Set the data down again, exactly as it reads, but without the pictures.
## START
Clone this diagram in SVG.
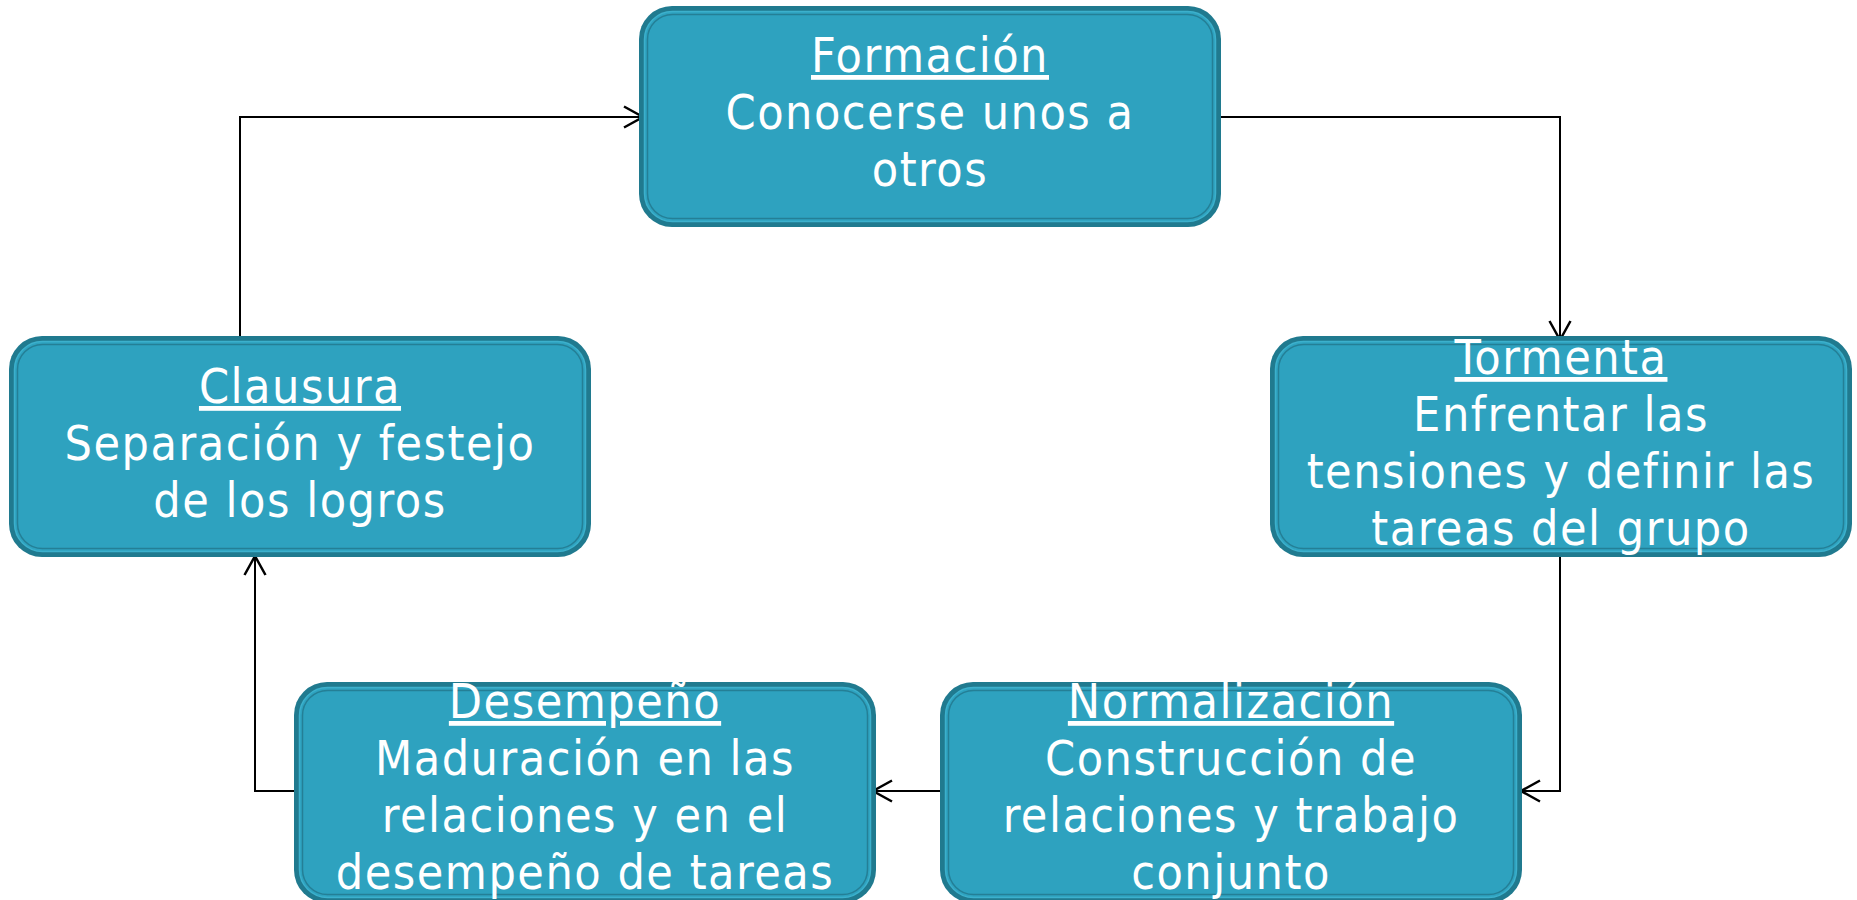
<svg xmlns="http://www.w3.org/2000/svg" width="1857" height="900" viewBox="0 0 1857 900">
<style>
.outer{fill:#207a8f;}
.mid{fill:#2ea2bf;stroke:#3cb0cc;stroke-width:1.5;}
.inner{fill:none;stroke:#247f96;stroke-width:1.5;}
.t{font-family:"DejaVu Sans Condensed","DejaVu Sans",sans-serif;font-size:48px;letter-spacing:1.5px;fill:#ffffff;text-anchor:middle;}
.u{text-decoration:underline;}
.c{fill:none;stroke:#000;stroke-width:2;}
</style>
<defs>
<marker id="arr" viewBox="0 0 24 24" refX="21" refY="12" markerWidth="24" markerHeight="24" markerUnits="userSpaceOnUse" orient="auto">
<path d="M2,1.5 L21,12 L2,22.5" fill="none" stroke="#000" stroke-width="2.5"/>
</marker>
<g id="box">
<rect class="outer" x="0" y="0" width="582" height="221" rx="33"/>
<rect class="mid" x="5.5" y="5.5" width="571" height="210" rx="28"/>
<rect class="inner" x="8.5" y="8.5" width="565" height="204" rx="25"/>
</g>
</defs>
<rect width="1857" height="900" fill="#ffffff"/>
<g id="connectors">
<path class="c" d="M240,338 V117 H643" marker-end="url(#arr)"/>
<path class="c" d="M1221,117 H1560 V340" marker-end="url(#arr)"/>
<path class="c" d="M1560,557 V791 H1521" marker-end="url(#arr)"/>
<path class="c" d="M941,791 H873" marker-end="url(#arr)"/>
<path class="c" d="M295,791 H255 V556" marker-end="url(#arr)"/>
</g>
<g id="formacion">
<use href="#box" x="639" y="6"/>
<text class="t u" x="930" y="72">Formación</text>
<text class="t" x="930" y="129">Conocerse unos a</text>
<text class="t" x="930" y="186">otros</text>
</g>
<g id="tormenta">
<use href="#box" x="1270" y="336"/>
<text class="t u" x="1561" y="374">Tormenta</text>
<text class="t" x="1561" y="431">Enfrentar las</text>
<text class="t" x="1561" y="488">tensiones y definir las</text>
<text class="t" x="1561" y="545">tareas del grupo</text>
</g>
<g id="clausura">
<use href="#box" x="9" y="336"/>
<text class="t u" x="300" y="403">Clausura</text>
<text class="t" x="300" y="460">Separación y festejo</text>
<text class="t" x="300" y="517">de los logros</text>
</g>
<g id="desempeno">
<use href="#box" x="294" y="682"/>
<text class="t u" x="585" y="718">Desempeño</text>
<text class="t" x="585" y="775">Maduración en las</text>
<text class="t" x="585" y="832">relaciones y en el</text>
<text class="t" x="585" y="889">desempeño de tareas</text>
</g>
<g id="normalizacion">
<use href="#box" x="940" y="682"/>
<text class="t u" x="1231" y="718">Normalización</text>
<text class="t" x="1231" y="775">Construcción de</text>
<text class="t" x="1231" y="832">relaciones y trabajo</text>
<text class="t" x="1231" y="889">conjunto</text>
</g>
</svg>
## END
### OUTPUT OF THE TASK
Clone this diagram in SVG.
<svg xmlns="http://www.w3.org/2000/svg" width="1857" height="900" viewBox="0 0 1857 900">
<style>
.outer{fill:#207a8f;}
.mid{fill:#2ea2bf;stroke:#3cb0cc;stroke-width:1.5;}
.inner{fill:none;stroke:#247f96;stroke-width:1.5;}
.t{font-family:"DejaVu Sans Condensed","DejaVu Sans",sans-serif;font-size:48px;letter-spacing:1.5px;fill:#ffffff;text-anchor:middle;}
.u{text-decoration:underline;}
.c{fill:none;stroke:#000;stroke-width:2;}
</style>
<defs>
<marker id="arr" viewBox="0 0 24 24" refX="21" refY="12" markerWidth="24" markerHeight="24" markerUnits="userSpaceOnUse" orient="auto">
<path d="M2,1.5 L21,12 L2,22.5" fill="none" stroke="#000" stroke-width="2.5"/>
</marker>
<g id="box">
<rect class="outer" x="0" y="0" width="582" height="221" rx="33"/>
<rect class="mid" x="5.5" y="5.5" width="571" height="210" rx="28"/>
<rect class="inner" x="8.5" y="8.5" width="565" height="204" rx="25"/>
</g>
</defs>
<rect width="1857" height="900" fill="#ffffff"/>
<g id="connectors">
<path class="c" d="M240,338 V117 H643" marker-end="url(#arr)"/>
<path class="c" d="M1221,117 H1560 V340" marker-end="url(#arr)"/>
<path class="c" d="M1560,557 V791 H1521" marker-end="url(#arr)"/>
<path class="c" d="M941,791 H873" marker-end="url(#arr)"/>
<path class="c" d="M295,791 H255 V556" marker-end="url(#arr)"/>
</g>
<g id="formacion">
<use href="#box" x="639" y="6"/>
<text class="t u" x="930" y="72">Formación</text>
<text class="t" x="930" y="129">Conocerse unos a</text>
<text class="t" x="930" y="186">otros</text>
</g>
<g id="tormenta">
<use href="#box" x="1270" y="336"/>
<text class="t u" x="1561" y="374">Tormenta</text>
<text class="t" x="1561" y="431">Enfrentar las</text>
<text class="t" x="1561" y="488">tensiones y definir las</text>
<text class="t" x="1561" y="545">tareas del grupo</text>
</g>
<g id="clausura">
<use href="#box" x="9" y="336"/>
<text class="t u" x="300" y="403">Clausura</text>
<text class="t" x="300" y="460">Separación y festejo</text>
<text class="t" x="300" y="517">de los logros</text>
</g>
<g id="desempeno">
<use href="#box" x="294" y="682"/>
<text class="t u" x="585" y="718">Desempeño</text>
<text class="t" x="585" y="775">Maduración en las</text>
<text class="t" x="585" y="832">relaciones y en el</text>
<text class="t" x="585" y="889">desempeño de tareas</text>
</g>
<g id="normalizacion">
<use href="#box" x="940" y="682"/>
<text class="t u" x="1231" y="718">Normalización</text>
<text class="t" x="1231" y="775">Construcción de</text>
<text class="t" x="1231" y="832">relaciones y trabajo</text>
<text class="t" x="1231" y="889">conjunto</text>
</g>
</svg>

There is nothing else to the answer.